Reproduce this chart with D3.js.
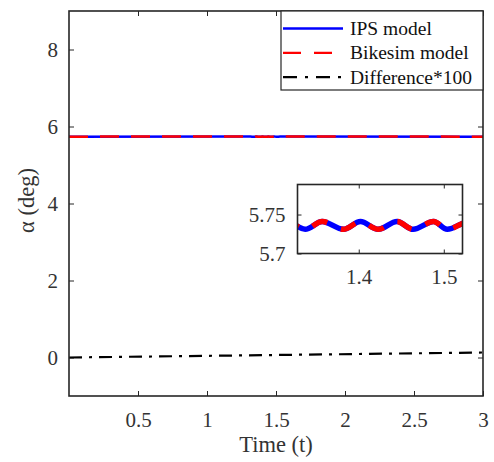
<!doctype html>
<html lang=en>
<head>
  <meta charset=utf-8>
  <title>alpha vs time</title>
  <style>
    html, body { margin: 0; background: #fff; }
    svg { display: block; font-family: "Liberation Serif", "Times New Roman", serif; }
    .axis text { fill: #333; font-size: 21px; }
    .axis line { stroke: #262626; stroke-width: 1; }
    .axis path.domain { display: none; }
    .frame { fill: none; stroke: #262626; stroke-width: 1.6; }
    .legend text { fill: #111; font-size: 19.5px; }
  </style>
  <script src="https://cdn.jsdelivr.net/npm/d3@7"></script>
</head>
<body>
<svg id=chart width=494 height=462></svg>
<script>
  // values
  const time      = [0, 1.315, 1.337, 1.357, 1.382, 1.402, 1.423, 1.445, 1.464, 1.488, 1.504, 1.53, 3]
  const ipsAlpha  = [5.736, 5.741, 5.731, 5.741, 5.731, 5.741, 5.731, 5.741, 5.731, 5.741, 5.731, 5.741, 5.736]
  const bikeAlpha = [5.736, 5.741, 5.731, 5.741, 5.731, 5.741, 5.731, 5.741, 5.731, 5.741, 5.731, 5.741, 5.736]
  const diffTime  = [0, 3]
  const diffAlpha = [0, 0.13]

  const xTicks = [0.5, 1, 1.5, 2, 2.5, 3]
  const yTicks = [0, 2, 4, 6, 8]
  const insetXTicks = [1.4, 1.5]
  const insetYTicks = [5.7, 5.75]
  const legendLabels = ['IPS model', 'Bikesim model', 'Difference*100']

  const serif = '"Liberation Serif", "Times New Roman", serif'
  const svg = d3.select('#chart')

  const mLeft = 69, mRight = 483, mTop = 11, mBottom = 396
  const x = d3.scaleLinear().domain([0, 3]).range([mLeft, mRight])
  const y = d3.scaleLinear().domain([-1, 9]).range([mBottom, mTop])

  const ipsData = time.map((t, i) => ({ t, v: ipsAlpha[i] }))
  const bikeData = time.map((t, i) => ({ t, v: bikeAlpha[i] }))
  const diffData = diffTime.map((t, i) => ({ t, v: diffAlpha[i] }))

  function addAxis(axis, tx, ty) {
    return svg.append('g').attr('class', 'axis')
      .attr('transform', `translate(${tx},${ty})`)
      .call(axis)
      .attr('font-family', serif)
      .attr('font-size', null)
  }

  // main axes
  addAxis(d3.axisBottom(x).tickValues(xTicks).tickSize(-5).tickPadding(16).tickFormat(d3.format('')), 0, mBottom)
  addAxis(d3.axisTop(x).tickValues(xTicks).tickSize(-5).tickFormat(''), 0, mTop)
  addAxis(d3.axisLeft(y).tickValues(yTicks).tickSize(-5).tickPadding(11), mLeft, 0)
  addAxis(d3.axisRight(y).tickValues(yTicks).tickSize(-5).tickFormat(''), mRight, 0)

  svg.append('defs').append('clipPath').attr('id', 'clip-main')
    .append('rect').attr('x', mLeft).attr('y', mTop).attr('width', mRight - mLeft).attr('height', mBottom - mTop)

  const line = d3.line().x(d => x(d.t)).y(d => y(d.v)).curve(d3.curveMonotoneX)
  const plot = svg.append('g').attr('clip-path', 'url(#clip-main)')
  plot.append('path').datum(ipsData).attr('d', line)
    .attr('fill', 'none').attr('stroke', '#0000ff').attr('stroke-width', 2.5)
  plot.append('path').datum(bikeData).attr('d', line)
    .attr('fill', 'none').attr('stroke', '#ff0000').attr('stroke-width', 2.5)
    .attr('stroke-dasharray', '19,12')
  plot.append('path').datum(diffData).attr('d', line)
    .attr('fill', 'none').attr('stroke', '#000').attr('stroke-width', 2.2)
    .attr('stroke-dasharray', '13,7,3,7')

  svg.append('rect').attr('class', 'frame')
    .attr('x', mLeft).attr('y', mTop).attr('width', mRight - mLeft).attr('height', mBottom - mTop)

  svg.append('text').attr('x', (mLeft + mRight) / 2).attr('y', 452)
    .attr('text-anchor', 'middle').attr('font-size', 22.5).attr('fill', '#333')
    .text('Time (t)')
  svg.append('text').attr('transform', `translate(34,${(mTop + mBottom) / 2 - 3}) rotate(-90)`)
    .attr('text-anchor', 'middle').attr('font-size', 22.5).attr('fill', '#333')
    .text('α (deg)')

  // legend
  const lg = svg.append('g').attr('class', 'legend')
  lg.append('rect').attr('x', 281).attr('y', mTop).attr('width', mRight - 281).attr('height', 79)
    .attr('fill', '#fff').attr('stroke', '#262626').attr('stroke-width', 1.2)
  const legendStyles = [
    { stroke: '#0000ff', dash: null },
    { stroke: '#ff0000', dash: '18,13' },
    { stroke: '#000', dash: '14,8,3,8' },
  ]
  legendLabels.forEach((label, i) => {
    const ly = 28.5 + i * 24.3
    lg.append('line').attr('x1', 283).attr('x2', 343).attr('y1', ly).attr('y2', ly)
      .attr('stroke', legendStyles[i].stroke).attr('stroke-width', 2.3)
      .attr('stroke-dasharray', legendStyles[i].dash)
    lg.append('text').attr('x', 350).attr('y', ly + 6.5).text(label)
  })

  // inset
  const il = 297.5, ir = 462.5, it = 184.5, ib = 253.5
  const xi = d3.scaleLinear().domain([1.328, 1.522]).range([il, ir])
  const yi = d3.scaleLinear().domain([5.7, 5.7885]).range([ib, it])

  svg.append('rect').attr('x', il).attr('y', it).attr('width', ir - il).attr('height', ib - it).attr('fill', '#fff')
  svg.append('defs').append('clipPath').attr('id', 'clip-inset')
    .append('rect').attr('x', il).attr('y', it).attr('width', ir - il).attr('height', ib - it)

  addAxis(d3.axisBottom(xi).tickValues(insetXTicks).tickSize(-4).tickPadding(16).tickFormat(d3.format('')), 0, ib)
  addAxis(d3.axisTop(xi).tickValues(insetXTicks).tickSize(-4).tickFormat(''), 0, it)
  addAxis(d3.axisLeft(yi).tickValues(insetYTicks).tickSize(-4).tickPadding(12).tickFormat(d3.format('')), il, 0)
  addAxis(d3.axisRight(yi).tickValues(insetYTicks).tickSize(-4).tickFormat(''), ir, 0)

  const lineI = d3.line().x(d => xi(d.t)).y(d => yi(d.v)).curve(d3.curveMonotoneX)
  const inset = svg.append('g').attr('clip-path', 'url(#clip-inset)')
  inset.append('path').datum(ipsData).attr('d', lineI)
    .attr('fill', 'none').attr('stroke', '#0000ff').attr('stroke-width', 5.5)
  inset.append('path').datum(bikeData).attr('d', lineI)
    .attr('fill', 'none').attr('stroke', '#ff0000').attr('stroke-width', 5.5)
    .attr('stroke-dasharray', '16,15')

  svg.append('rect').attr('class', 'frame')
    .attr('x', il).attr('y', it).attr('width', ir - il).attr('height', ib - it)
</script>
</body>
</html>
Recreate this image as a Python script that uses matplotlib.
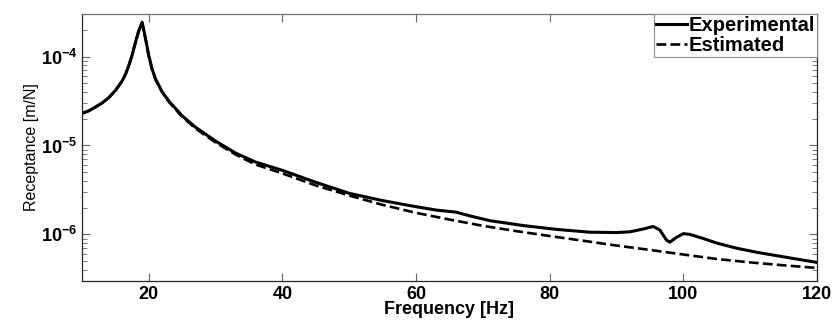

_ _ _ _ _

▶ **Stated exercise**
Retype the listing exactly. Pictures do not belong in the copy.

▶ **Response for this exercise**
Reproduce this chart with D3.js.
<!doctype html>
<html lang=en>
<head>
  <meta charset=utf-8>
  <title>alpha vs time</title>
  <style>
    html, body { margin: 0; background: #fff; }
    svg { display: block; font-family: "Liberation Serif", "Times New Roman", serif; }
    .axis text { fill: #333; font-size: 21px; }
    .axis line { stroke: #262626; stroke-width: 1; }
    .axis path.domain { display: none; }
    .frame { fill: none; stroke: #262626; stroke-width: 1.6; }
    .legend text { fill: #111; font-size: 19.5px; }
  </style>
  <script src="https://cdn.jsdelivr.net/npm/d3@7"></script>
</head>
<body>
<svg id=chart width=494 height=462></svg>
<script>
  // values
  const time      = [0, 1.315, 1.337, 1.357, 1.382, 1.402, 1.423, 1.445, 1.464, 1.488, 1.504, 1.53, 3]
  const ipsAlpha  = [5.736, 5.741, 5.731, 5.741, 5.731, 5.741, 5.731, 5.741, 5.731, 5.741, 5.731, 5.741, 5.736]
  const bikeAlpha = [5.736, 5.741, 5.731, 5.741, 5.731, 5.741, 5.731, 5.741, 5.731, 5.741, 5.731, 5.741, 5.736]
  const diffTime  = [0, 3]
  const diffAlpha = [0, 0.13]

  const xTicks = [0.5, 1, 1.5, 2, 2.5, 3]
  const yTicks = [0, 2, 4, 6, 8]
  const insetXTicks = [1.4, 1.5]
  const insetYTicks = [5.7, 5.75]
  const legendLabels = ['IPS model', 'Bikesim model', 'Difference*100']

  const serif = '"Liberation Serif", "Times New Roman", serif'
  const svg = d3.select('#chart')

  const mLeft = 69, mRight = 483, mTop = 11, mBottom = 396
  const x = d3.scaleLinear().domain([0, 3]).range([mLeft, mRight])
  const y = d3.scaleLinear().domain([-1, 9]).range([mBottom, mTop])

  const ipsData = time.map((t, i) => ({ t, v: ipsAlpha[i] }))
  const bikeData = time.map((t, i) => ({ t, v: bikeAlpha[i] }))
  const diffData = diffTime.map((t, i) => ({ t, v: diffAlpha[i] }))

  function addAxis(axis, tx, ty) {
    return svg.append('g').attr('class', 'axis')
      .attr('transform', `translate(${tx},${ty})`)
      .call(axis)
      .attr('font-family', serif)
      .attr('font-size', null)
  }

  // main axes
  addAxis(d3.axisBottom(x).tickValues(xTicks).tickSize(-5).tickPadding(16).tickFormat(d3.format('')), 0, mBottom)
  addAxis(d3.axisTop(x).tickValues(xTicks).tickSize(-5).tickFormat(''), 0, mTop)
  addAxis(d3.axisLeft(y).tickValues(yTicks).tickSize(-5).tickPadding(11), mLeft, 0)
  addAxis(d3.axisRight(y).tickValues(yTicks).tickSize(-5).tickFormat(''), mRight, 0)

  svg.append('defs').append('clipPath').attr('id', 'clip-main')
    .append('rect').attr('x', mLeft).attr('y', mTop).attr('width', mRight - mLeft).attr('height', mBottom - mTop)

  const line = d3.line().x(d => x(d.t)).y(d => y(d.v)).curve(d3.curveMonotoneX)
  const plot = svg.append('g').attr('clip-path', 'url(#clip-main)')
  plot.append('path').datum(ipsData).attr('d', line)
    .attr('fill', 'none').attr('stroke', '#0000ff').attr('stroke-width', 2.5)
  plot.append('path').datum(bikeData).attr('d', line)
    .attr('fill', 'none').attr('stroke', '#ff0000').attr('stroke-width', 2.5)
    .attr('stroke-dasharray', '19,12')
  plot.append('path').datum(diffData).attr('d', line)
    .attr('fill', 'none').attr('stroke', '#000').attr('stroke-width', 2.2)
    .attr('stroke-dasharray', '13,7,3,7')

  svg.append('rect').attr('class', 'frame')
    .attr('x', mLeft).attr('y', mTop).attr('width', mRight - mLeft).attr('height', mBottom - mTop)

  svg.append('text').attr('x', (mLeft + mRight) / 2).attr('y', 452)
    .attr('text-anchor', 'middle').attr('font-size', 22.5).attr('fill', '#333')
    .text('Time (t)')
  svg.append('text').attr('transform', `translate(34,${(mTop + mBottom) / 2 - 3}) rotate(-90)`)
    .attr('text-anchor', 'middle').attr('font-size', 22.5).attr('fill', '#333')
    .text('α (deg)')

  // legend
  const lg = svg.append('g').attr('class', 'legend')
  lg.append('rect').attr('x', 281).attr('y', mTop).attr('width', mRight - 281).attr('height', 79)
    .attr('fill', '#fff').attr('stroke', '#262626').attr('stroke-width', 1.2)
  const legendStyles = [
    { stroke: '#0000ff', dash: null },
    { stroke: '#ff0000', dash: '18,13' },
    { stroke: '#000', dash: '14,8,3,8' },
  ]
  legendLabels.forEach((label, i) => {
    const ly = 28.5 + i * 24.3
    lg.append('line').attr('x1', 283).attr('x2', 343).attr('y1', ly).attr('y2', ly)
      .attr('stroke', legendStyles[i].stroke).attr('stroke-width', 2.3)
      .attr('stroke-dasharray', legendStyles[i].dash)
    lg.append('text').attr('x', 350).attr('y', ly + 6.5).text(label)
  })

  // inset
  const il = 297.5, ir = 462.5, it = 184.5, ib = 253.5
  const xi = d3.scaleLinear().domain([1.328, 1.522]).range([il, ir])
  const yi = d3.scaleLinear().domain([5.7, 5.7885]).range([ib, it])

  svg.append('rect').attr('x', il).attr('y', it).attr('width', ir - il).attr('height', ib - it).attr('fill', '#fff')
  svg.append('defs').append('clipPath').attr('id', 'clip-inset')
    .append('rect').attr('x', il).attr('y', it).attr('width', ir - il).attr('height', ib - it)

  addAxis(d3.axisBottom(xi).tickValues(insetXTicks).tickSize(-4).tickPadding(16).tickFormat(d3.format('')), 0, ib)
  addAxis(d3.axisTop(xi).tickValues(insetXTicks).tickSize(-4).tickFormat(''), 0, it)
  addAxis(d3.axisLeft(yi).tickValues(insetYTicks).tickSize(-4).tickPadding(12).tickFormat(d3.format('')), il, 0)
  addAxis(d3.axisRight(yi).tickValues(insetYTicks).tickSize(-4).tickFormat(''), ir, 0)

  const lineI = d3.line().x(d => xi(d.t)).y(d => yi(d.v)).curve(d3.curveMonotoneX)
  const inset = svg.append('g').attr('clip-path', 'url(#clip-inset)')
  inset.append('path').datum(ipsData).attr('d', lineI)
    .attr('fill', 'none').attr('stroke', '#0000ff').attr('stroke-width', 5.5)
  inset.append('path').datum(bikeData).attr('d', lineI)
    .attr('fill', 'none').attr('stroke', '#ff0000').attr('stroke-width', 5.5)
    .attr('stroke-dasharray', '16,15')

  svg.append('rect').attr('class', 'frame')
    .attr('x', il).attr('y', it).attr('width', ir - il).attr('height', ib - it)
</script>
</body>
</html>
Recreate this image as a Python script that uses matplotlib.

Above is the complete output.